====== RECORDED INFORMATION ======

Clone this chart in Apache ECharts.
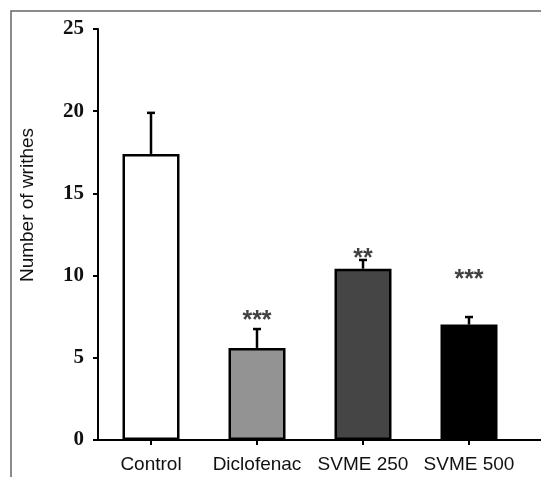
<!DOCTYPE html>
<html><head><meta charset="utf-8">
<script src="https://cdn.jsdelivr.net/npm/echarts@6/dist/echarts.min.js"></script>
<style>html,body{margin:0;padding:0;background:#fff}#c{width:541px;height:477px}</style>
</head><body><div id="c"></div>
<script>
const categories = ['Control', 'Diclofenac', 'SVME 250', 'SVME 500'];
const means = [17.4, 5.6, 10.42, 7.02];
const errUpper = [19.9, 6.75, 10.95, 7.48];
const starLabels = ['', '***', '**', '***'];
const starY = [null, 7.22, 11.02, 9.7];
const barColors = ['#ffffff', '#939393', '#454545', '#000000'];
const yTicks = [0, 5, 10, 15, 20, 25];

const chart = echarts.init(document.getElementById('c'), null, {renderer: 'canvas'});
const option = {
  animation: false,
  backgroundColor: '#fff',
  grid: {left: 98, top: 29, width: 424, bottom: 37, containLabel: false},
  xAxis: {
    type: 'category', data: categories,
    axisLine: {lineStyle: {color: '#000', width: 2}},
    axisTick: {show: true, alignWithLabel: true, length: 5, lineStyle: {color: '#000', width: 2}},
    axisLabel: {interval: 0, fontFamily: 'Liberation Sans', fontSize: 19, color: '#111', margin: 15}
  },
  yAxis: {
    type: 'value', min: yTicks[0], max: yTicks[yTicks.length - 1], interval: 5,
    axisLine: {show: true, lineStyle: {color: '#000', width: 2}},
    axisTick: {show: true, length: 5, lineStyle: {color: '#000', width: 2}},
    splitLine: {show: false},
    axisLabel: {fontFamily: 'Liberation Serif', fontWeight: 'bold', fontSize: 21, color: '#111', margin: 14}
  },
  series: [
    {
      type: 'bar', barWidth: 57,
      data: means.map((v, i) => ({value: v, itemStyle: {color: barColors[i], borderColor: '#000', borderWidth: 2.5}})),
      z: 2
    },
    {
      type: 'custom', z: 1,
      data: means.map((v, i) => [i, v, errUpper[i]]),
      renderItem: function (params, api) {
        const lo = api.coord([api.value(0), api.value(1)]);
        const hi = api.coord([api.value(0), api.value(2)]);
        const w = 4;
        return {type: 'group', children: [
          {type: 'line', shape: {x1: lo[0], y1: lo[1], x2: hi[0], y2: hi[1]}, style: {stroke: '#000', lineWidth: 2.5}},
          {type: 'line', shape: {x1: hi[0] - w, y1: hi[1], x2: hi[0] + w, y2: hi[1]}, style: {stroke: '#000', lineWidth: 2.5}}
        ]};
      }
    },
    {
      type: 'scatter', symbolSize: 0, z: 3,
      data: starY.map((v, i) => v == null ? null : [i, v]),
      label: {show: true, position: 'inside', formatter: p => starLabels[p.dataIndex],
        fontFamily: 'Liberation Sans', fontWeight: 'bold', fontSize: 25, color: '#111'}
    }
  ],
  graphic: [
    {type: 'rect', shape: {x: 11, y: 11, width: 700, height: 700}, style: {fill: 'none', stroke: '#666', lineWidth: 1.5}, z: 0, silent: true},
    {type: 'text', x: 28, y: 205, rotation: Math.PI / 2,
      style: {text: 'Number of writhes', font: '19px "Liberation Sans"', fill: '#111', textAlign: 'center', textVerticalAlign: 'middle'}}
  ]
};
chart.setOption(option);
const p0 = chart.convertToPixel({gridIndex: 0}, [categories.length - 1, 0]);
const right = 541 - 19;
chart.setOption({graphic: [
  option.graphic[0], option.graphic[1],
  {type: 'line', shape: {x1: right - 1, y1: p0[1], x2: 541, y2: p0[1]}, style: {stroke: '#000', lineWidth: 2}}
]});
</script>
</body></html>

======

→ GOAL OF THE EXERCISE
Repeat, exactly and in full, each line from the start of the data to the line that contains "const yTicks = [0, 5, 10, 15, 20, 25];". Pictures do not go in.

→ ANSWER BELOW
Clone this chart in Apache ECharts.
<!DOCTYPE html>
<html><head><meta charset="utf-8">
<script src="https://cdn.jsdelivr.net/npm/echarts@6/dist/echarts.min.js"></script>
<style>html,body{margin:0;padding:0;background:#fff}#c{width:541px;height:477px}</style>
</head><body><div id="c"></div>
<script>
const categories = ['Control', 'Diclofenac', 'SVME 250', 'SVME 500'];
const means = [17.4, 5.6, 10.42, 7.02];
const errUpper = [19.9, 6.75, 10.95, 7.48];
const starLabels = ['', '***', '**', '***'];
const starY = [null, 7.22, 11.02, 9.7];
const barColors = ['#ffffff', '#939393', '#454545', '#000000'];
const yTicks = [0, 5, 10, 15, 20, 25];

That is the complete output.